Using the records that follow, reproduce exactly the lines starting at the line containing "Recreate this image" and ending at the line containing "ax = fig.add_axes([0.1015, 0.2002, 0.5485, 0.629])". Include both end lines and no pictures.

*DATA TO USE*:
━━━━━━━━━━━━━━━━━━━━
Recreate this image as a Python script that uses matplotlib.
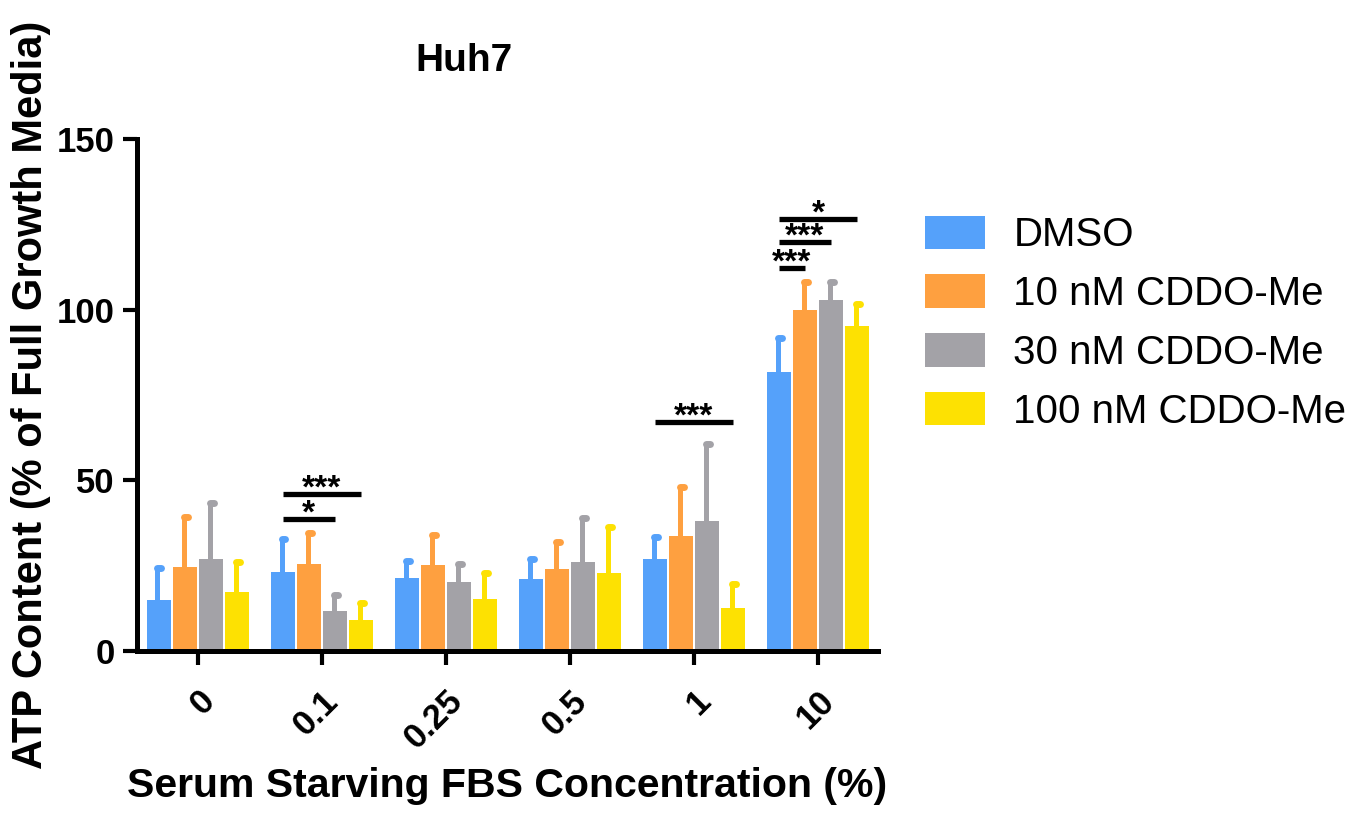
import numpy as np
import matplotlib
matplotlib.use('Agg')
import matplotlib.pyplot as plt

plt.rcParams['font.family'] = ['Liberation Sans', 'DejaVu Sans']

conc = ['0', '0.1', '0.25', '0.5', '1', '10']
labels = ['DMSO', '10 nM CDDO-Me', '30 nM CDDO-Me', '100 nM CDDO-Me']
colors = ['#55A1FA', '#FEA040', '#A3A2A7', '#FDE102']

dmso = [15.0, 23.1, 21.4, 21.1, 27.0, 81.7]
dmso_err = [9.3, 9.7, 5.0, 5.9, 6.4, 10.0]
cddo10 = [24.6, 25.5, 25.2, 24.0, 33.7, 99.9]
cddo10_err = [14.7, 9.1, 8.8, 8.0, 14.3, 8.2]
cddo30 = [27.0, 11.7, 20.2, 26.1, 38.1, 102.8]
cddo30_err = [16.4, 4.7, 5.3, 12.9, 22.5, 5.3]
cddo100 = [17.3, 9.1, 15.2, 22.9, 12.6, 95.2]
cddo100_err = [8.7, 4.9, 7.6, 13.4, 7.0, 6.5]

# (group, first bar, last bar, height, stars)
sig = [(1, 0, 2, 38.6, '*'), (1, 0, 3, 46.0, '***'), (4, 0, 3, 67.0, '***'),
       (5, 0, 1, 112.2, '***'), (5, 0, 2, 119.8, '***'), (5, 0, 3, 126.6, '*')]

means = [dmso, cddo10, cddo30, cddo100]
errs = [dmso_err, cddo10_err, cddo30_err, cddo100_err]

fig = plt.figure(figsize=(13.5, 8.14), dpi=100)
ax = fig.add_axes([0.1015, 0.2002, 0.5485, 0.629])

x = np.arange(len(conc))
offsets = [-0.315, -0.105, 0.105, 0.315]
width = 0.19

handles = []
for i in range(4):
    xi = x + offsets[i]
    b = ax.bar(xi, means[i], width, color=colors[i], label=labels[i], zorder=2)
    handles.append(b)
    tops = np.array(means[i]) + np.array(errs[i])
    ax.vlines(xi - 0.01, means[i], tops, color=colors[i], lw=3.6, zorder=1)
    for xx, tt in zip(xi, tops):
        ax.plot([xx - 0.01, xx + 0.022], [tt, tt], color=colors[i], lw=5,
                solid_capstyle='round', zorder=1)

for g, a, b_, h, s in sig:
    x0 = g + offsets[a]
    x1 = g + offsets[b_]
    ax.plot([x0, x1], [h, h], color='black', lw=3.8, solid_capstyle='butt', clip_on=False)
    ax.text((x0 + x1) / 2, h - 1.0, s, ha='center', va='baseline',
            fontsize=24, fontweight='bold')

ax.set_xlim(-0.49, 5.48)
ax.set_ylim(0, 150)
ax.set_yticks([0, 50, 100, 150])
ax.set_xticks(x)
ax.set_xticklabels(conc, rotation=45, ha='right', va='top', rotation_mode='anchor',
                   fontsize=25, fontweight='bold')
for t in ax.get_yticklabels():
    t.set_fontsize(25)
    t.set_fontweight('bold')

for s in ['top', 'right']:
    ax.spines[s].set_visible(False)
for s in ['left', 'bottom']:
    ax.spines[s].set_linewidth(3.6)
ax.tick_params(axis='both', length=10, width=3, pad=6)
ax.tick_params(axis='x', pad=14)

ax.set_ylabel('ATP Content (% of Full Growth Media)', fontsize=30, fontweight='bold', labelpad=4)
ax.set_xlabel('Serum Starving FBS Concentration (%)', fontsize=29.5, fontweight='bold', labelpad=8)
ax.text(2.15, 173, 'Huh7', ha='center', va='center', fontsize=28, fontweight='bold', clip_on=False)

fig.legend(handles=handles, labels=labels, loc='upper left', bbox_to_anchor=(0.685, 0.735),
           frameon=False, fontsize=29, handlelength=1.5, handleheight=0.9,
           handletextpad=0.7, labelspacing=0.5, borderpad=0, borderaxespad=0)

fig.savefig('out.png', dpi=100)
━━━━━━━━━━━━━━━━━━━━
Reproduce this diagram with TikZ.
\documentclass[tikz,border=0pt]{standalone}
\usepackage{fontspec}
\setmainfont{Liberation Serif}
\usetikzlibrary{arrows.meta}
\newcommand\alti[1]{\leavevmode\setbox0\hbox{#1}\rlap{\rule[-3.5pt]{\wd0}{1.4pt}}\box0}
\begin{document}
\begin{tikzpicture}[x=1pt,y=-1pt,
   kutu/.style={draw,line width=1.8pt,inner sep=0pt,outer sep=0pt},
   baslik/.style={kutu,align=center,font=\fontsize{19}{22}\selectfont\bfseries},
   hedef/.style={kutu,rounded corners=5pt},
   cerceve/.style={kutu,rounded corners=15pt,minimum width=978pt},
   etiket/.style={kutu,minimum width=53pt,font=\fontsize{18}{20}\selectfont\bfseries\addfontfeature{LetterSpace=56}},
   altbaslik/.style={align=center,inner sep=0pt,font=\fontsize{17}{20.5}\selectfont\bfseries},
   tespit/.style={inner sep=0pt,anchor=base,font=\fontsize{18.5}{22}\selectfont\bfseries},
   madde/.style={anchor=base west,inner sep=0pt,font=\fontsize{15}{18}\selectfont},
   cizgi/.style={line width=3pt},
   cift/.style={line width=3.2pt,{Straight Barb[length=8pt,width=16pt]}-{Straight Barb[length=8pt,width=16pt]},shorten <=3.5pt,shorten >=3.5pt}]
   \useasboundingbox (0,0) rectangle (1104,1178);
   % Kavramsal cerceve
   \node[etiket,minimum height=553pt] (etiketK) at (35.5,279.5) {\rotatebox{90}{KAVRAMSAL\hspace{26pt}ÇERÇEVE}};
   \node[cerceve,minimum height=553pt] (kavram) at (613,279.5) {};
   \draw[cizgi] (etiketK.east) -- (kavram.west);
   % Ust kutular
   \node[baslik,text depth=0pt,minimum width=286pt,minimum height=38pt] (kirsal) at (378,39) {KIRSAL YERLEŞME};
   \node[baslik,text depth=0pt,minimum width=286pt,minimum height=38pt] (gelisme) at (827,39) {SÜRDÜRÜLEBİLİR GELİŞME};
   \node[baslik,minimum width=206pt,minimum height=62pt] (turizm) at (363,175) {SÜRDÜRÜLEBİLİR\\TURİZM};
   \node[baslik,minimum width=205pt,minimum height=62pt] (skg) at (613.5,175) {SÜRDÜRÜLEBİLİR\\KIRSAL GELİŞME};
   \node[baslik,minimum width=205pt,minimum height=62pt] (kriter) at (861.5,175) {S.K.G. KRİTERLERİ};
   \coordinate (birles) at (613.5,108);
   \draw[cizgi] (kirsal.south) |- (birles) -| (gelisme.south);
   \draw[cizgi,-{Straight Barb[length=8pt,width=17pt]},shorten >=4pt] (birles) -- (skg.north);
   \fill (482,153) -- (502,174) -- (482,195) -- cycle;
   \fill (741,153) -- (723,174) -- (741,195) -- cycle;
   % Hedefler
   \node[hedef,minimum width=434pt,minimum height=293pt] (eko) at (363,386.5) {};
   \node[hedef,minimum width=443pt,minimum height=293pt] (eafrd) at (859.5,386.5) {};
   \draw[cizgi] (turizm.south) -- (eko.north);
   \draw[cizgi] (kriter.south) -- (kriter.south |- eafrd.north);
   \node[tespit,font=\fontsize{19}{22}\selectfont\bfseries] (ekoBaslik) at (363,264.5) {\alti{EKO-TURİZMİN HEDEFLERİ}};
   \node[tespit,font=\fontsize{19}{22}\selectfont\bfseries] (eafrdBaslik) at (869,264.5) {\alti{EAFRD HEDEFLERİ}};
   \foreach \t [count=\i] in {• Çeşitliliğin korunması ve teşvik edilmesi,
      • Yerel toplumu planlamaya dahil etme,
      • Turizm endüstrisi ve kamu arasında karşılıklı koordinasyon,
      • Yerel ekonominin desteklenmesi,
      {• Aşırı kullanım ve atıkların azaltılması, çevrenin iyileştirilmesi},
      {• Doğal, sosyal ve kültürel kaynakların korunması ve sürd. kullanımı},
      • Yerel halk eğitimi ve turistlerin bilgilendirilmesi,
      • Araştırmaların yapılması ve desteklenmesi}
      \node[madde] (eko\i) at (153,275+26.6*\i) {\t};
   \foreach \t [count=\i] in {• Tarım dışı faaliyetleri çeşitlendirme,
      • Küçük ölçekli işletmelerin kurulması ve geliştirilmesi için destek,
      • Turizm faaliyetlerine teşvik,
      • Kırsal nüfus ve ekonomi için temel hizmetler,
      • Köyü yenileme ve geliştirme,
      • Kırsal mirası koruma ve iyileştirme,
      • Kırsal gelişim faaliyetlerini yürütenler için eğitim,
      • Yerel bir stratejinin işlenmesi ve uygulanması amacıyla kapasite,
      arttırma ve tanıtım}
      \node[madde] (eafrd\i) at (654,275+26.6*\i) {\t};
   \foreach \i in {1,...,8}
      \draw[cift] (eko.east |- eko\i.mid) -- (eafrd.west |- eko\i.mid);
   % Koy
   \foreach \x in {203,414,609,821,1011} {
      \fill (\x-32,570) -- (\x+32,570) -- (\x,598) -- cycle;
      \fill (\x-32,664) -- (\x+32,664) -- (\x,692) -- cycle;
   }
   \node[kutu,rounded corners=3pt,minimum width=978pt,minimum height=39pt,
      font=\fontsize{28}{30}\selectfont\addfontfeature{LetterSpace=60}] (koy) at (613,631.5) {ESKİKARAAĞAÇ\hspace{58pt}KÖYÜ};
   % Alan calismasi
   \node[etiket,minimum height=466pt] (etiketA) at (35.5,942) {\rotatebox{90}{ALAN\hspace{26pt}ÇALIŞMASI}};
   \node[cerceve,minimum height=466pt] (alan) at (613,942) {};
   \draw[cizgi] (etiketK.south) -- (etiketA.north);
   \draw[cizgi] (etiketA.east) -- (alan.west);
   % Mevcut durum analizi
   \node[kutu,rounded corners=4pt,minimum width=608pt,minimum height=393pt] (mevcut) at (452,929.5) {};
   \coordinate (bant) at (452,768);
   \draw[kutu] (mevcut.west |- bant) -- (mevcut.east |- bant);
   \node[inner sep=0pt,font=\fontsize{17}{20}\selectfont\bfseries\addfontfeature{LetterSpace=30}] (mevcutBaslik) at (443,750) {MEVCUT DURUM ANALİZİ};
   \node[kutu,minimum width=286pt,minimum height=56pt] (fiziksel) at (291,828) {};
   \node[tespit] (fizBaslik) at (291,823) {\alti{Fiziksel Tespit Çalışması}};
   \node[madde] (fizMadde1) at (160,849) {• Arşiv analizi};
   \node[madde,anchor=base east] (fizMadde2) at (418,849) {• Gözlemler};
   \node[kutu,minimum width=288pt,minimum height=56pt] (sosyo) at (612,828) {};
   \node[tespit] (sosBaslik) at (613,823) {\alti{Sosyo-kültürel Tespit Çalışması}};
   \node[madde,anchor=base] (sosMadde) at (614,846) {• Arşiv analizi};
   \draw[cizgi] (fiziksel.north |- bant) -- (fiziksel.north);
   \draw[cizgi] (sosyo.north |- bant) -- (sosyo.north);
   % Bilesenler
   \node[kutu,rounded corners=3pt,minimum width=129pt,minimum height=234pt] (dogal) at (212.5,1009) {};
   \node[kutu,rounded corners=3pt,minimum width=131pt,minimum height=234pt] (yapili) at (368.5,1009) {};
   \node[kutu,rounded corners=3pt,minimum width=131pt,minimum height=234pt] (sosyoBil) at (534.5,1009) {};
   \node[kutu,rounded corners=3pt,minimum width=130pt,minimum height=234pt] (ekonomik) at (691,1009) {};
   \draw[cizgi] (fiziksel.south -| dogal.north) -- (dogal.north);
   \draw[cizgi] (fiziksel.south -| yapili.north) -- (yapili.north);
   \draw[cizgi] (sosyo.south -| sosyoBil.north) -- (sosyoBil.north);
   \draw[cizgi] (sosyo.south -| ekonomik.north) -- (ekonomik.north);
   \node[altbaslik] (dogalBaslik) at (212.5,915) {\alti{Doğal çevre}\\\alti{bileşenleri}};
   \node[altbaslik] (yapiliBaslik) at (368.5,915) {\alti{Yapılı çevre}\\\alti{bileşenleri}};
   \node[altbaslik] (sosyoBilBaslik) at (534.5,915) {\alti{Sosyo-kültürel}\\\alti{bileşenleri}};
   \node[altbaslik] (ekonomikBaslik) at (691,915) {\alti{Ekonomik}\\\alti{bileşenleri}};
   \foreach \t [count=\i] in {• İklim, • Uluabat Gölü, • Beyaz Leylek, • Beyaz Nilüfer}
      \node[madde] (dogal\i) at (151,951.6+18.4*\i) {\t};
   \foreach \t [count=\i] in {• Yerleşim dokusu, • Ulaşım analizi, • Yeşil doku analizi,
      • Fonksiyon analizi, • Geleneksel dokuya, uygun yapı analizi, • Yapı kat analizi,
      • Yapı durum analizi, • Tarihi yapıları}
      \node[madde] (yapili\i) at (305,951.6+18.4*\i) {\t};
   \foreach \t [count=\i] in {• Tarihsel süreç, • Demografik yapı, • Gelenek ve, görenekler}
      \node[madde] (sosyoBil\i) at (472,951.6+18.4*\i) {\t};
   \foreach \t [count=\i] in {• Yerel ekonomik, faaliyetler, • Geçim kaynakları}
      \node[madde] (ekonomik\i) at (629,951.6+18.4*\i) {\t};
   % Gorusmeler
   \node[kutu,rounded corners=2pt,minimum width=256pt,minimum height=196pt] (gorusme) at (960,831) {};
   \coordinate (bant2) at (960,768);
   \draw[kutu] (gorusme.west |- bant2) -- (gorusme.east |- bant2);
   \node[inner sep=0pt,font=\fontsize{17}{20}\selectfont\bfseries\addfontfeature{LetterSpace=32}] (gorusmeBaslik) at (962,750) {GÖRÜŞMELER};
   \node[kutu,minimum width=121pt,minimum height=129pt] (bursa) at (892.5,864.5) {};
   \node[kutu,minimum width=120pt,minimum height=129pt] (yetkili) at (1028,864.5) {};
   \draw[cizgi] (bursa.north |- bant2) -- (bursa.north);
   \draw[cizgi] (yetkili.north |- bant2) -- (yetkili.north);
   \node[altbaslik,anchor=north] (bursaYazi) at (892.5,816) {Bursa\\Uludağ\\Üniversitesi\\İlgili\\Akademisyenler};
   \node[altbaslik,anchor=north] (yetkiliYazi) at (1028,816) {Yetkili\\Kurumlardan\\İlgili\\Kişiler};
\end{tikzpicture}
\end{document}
━━━━━━━━━━━━━━━━━━━━
*FINAL ANSWER*:
Recreate this image as a Python script that uses matplotlib.
import numpy as np
import matplotlib
matplotlib.use('Agg')
import matplotlib.pyplot as plt

plt.rcParams['font.family'] = ['Liberation Sans', 'DejaVu Sans']

conc = ['0', '0.1', '0.25', '0.5', '1', '10']
labels = ['DMSO', '10 nM CDDO-Me', '30 nM CDDO-Me', '100 nM CDDO-Me']
colors = ['#55A1FA', '#FEA040', '#A3A2A7', '#FDE102']

dmso = [15.0, 23.1, 21.4, 21.1, 27.0, 81.7]
dmso_err = [9.3, 9.7, 5.0, 5.9, 6.4, 10.0]
cddo10 = [24.6, 25.5, 25.2, 24.0, 33.7, 99.9]
cddo10_err = [14.7, 9.1, 8.8, 8.0, 14.3, 8.2]
cddo30 = [27.0, 11.7, 20.2, 26.1, 38.1, 102.8]
cddo30_err = [16.4, 4.7, 5.3, 12.9, 22.5, 5.3]
cddo100 = [17.3, 9.1, 15.2, 22.9, 12.6, 95.2]
cddo100_err = [8.7, 4.9, 7.6, 13.4, 7.0, 6.5]

# (group, first bar, last bar, height, stars)
sig = [(1, 0, 2, 38.6, '*'), (1, 0, 3, 46.0, '***'), (4, 0, 3, 67.0, '***'),
       (5, 0, 1, 112.2, '***'), (5, 0, 2, 119.8, '***'), (5, 0, 3, 126.6, '*')]

means = [dmso, cddo10, cddo30, cddo100]
errs = [dmso_err, cddo10_err, cddo30_err, cddo100_err]

fig = plt.figure(figsize=(13.5, 8.14), dpi=100)
ax = fig.add_axes([0.1015, 0.2002, 0.5485, 0.629])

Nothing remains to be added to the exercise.